→ Task to carry out:
Search the listing below for the string "this" and copy every line where it occurs.

Source code of charts
** begin **

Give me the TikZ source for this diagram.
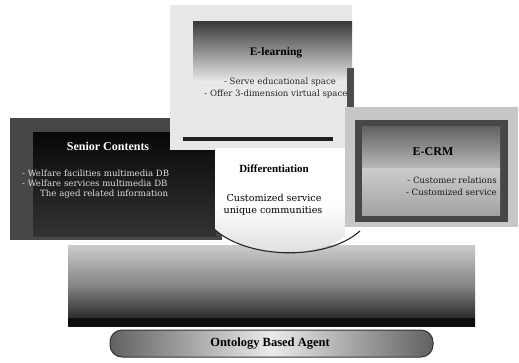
\documentclass[tikz,border=0pt]{standalone}
\usepackage{fontspec}
\setmainfont{Liberation Serif}
\newfontfamily\bodyfont{DejaVu Serif}
\begin{document}
\begin{tikzpicture}[x=1pt,y=-1pt,
  title/.style={font=\bfseries\fontsize{11.5}{13}\selectfont, inner sep=0pt, anchor=center},
  body/.style={font=\bodyfont\fontsize{8.6}{10}\selectfont, inner sep=0pt},
  boxregion/.style={inner sep=0pt, draw=none}
]
\useasboundingbox[fill=white] (0,0) rectangle (519,362);

% ---- base band
\shade[top color=black!20, bottom color=black!92, middle color=black!48] (68,245) rectangle (475,326);
\fill[black!95] (68,318) rectangle (475,326);
\node[boxregion, minimum width=407pt, minimum height=81pt] (base) at (271.5,285.5) {};

% ---- Senior Contents
\fill[black!72] (10,118) rectangle (222,240);
\shade[top color=black!97, bottom color=black!80] (33,132) rectangle (216,236);
\node[boxregion, minimum width=212pt, minimum height=122pt] (senior) at (116,179) {};
\node[title, text=white, font=\bfseries\fontsize{12}{14}\selectfont] (seniort) at (108,146) {Senior Contents};
\node[body, text=black!12, anchor=west] (s1) at (22,173) {- Welfare facilities multimedia DB};
\node[body, text=black!12, anchor=west] (s2) at (22,183.5) {- Welfare services multimedia DB};
\node[body, text=black!12, anchor=west] (s3) at (40,194) {The aged related information};

% ---- E-learning
\fill[black!9] (170,5) rectangle (352,150);
\shade[top color=black!78, bottom color=black!8] (193,21) rectangle (352,82);
\fill[black!70] (347,68) rectangle (354,108);
\fill[black!88] (183,137) rectangle (333,141);
\node[boxregion, minimum width=182pt, minimum height=145pt] (elearn) at (261,77.5) {};
\node[title] (elt) at (276,53) {E-learning};
\node[body, text=black!85, font=\bodyfont\fontsize{8.6}{10}\selectfont] (e1) at (280,82) {- Serve educational space};
\node[body, text=black!85, font=\bodyfont\fontsize{8.6}{10}\selectfont] (e2) at (276,94) {- Offer 3-dimension virtual space};

% ---- Differentiation
\shade[top color=white, bottom color=black!14, middle color=white]
  (215,148) -- (345,148) -- (345,236) .. controls (318,258) and (250,259) .. (215,230) -- cycle;
\draw[black!85, line width=1.1pt] (213,228) .. controls (245,259) and (325,262) .. (360,231);
\node[boxregion, minimum width=130pt, minimum height=90pt] (diff) at (280,193) {};
\node[title, font=\bfseries\fontsize{11}{13}\selectfont] (difft) at (274,169) {Differentiation};
\node[body, font=\bodyfont\fontsize{9.6}{11}\selectfont] (d1) at (274,198) {Customized service};
\node[body, font=\bodyfont\fontsize{9.6}{11}\selectfont] (d2) at (273,211) {unique communities};

% ---- E-CRM
\fill[black!22] (345,107) rectangle (518,227);
\fill[black!72] (355,120) rectangle (508,222);
\shade[top color=black!62, bottom color=black!28] (362,126) rectangle (500,168);
\shade[top color=black!20, bottom color=black!36] (362,168) rectangle (500,215);
\node[boxregion, minimum width=173pt, minimum height=120pt] (ecrm) at (431.5,167) {};
\node[title, font=\bfseries\fontsize{12}{14}\selectfont] (ecrmt) at (433,152) {E-CRM};
\node[body, anchor=east, text=black!90] (c1) at (497,180) {- Customer relations};
\node[body, anchor=east, text=black!90] (c2) at (497,192) {- Customized service};

% ---- Ontology Based Agent
\shade[rounded corners=12pt, left color=black!62, right color=black!62, middle color=black!8] (110,330) rectangle (433,357);
\draw[rounded corners=12pt, black!80, line width=1pt] (110,330) rectangle (433,357);
\node[boxregion, minimum width=323pt, minimum height=27pt] (agent) at (271.5,343.5) {};
\node[title, font=\bfseries\fontsize{12.5}{14}\selectfont] (agentt) at (270,343.5) {Ontology Based Agent};
\end{tikzpicture}
\end{document}
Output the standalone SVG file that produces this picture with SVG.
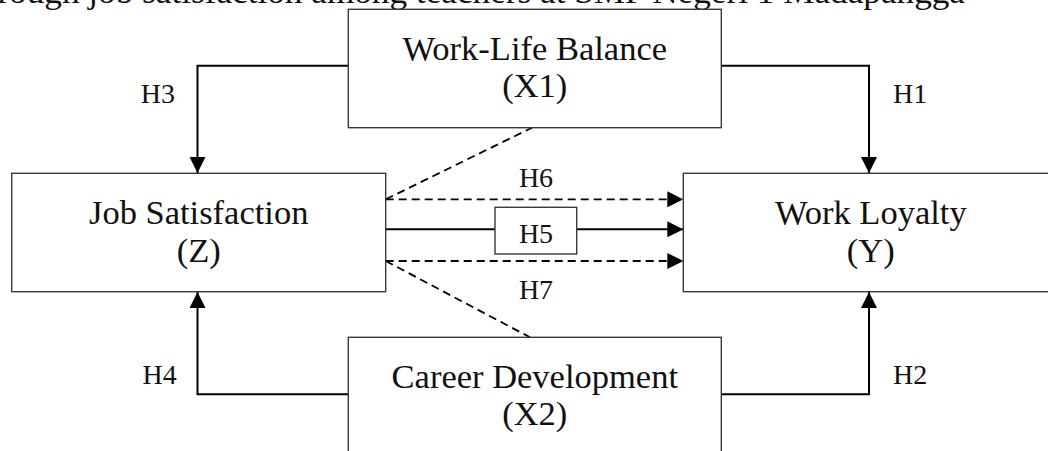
<svg xmlns="http://www.w3.org/2000/svg" width="1048" height="451" viewBox="0 0 1048 451">
<defs>
<style>
.box{fill:#fff;stroke:#3a3a3a;stroke-width:1.4}
.t{font-family:"Liberation Serif","DejaVu Serif",serif;font-size:34.5px;fill:#111;text-anchor:middle}
.h{font-family:"Liberation Serif","DejaVu Serif",serif;font-size:28px;fill:#111}
.c{fill:none;stroke:#000;stroke-width:2}
.d{fill:none;stroke:#000;stroke-width:1.8;stroke-dasharray:8,5}
</style>
<marker id="ah" viewBox="0 0 16 16" refX="16" refY="8" markerWidth="16" markerHeight="16" markerUnits="userSpaceOnUse" orient="auto">
<path d="M0,0 L16,8 L0,16 Z" fill="#000"/>
</marker>
</defs>
<rect width="1048" height="451" fill="#fff"/>
<text class="t" x="965" y="3" textLength="995" lengthAdjust="spacingAndGlyphs" style="text-anchor:end">through job satisfaction among teachers at SMP Negeri 1 Madapangga</text>
<g id="connectors">
<polyline class="c" points="348,65.7 197.5,65.7 197.5,173" marker-end="url(#ah)"/>
<polyline class="c" points="721,65.7 869,65.7 869,173" marker-end="url(#ah)"/>
<polyline class="c" points="348,394.3 197.5,394.3 197.5,292" marker-end="url(#ah)"/>
<polyline class="c" points="721,394.3 869,394.3 869,292" marker-end="url(#ah)"/>
<line class="d" x1="385.7" y1="199.3" x2="532" y2="127.7"/>
<line class="d" x1="385.7" y1="261" x2="530" y2="337.3"/>
<line class="d" x1="385.7" y1="199.3" x2="683.3" y2="199.3" marker-end="url(#ah)"/>
<line class="d" x1="385.7" y1="261" x2="683.3" y2="261" marker-end="url(#ah)"/>
<line class="c" x1="385.7" y1="229.3" x2="495" y2="229.3"/>
<line class="c" x1="576.7" y1="229.3" x2="683.3" y2="229.3" marker-end="url(#ah)"/>
<text class="h" x="140.7" y="102.7">H3</text>
<text class="h" x="893" y="102.7">H1</text>
<text class="h" x="176.7" y="384.3" style="text-anchor:end">H4</text>
<text class="h" x="893" y="384.3">H2</text>
<text class="h" x="536" y="187.3" style="text-anchor:middle">H6</text>
<text class="h" x="536" y="299.3" style="text-anchor:middle">H7</text>
</g>
<g id="h5">
<rect class="box" x="495" y="207.3" width="81.7" height="46.7"/>
<text class="h" x="536" y="243.3" style="text-anchor:middle">H5</text>
</g>
<g id="wlb">
<rect class="box" x="348.3" y="9.3" width="373" height="118.4"/>
<text class="t" x="534.8" y="60">Work-Life Balance</text>
<text class="t" x="534.8" y="97.3">(X1)</text>
</g>
<g id="js">
<rect class="box" x="11.7" y="173.3" width="374" height="118.4"/>
<text class="t" x="198.7" y="224.3">Job Satisfaction</text>
<text class="t" x="198.7" y="261.7">(Z)</text>
</g>
<g id="wl">
<rect class="box" x="683.3" y="173.3" width="375" height="118.4"/>
<text class="t" x="870.8" y="224.3">Work Loyalty</text>
<text class="t" x="870.8" y="261.7">(Y)</text>
</g>
<g id="cd">
<rect class="box" x="348.3" y="337.3" width="373" height="130"/>
<text class="t" x="534.8" y="387.7">Career Development</text>
<text class="t" x="534.8" y="425">(X2)</text>
</g>
</svg>
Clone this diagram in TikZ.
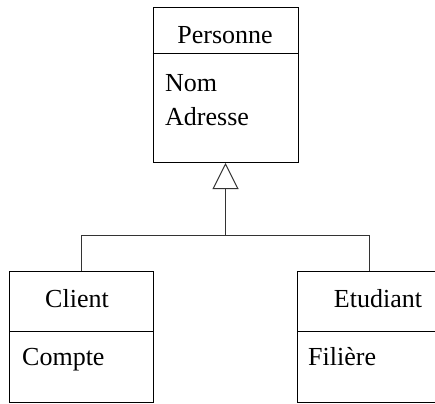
\documentclass[tikz,border=0pt]{standalone}
\usepackage{fontspec}
\setmainfont{Liberation Serif}
\usetikzlibrary{arrows.meta}
\begin{document}
\begin{tikzpicture}[x=1pt,y=-1pt,
  classbox/.style={draw=black, line width=1pt, rectangle, inner sep=0pt, anchor=north west},
  label/.style={inner sep=0pt, font=\fontsize{26}{30}\selectfont},
  link/.style={draw=black!80, line width=1pt}]
\useasboundingbox (0,0) rectangle (435,403);

% class boxes
\node[classbox, minimum width=145pt, minimum height=155pt] (pers) at (152.5,7) {};
\node[classbox, minimum width=144pt, minimum height=130.5pt] (client) at (9,271) {};
\node[classbox, minimum width=144pt, minimum height=130.5pt] (etud) at (297,271) {};

% compartment dividers
\draw[line width=1pt] (pers.west |- 0,54) -- (pers.east |- 0,54);
\draw[line width=1pt] (client.west |- 0,331) -- (client.east |- 0,331);
\draw[line width=1pt] (etud.west |- 0,331) -- (etud.east |- 0,331);

% class names and attributes
\node[label, anchor=base] (pname) at (225,44) {Personne};
\node[label, anchor=base west] (pnom) at (165,92) {Nom};
\node[label, anchor=base west] (padr) at (165,126) {Adresse};
\node[label, anchor=base] (cname) at (77,307) {Client};
\node[label, anchor=base west] (ccpt) at (22,365) {Compte};
\node[label, anchor=base] (ename) at (378,307) {Etudiant};
\node[label, anchor=base west] (efil) at (308,365) {Filière};

% generalization
\coordinate (junc) at (pers.south |- 0,235);
\draw[link] (client.north) -- (client.north |- junc) -- (etud.north |- junc) -- (etud.north);
\draw[link, -{Triangle[open, length=26pt, width=26pt, fill=white]}] (junc) -- (pers.south);
\end{tikzpicture}
\end{document}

** end **

→ The solution:
Give me the TikZ source for this diagram.
Output the standalone SVG file that produces this picture with SVG.
Clone this diagram in TikZ.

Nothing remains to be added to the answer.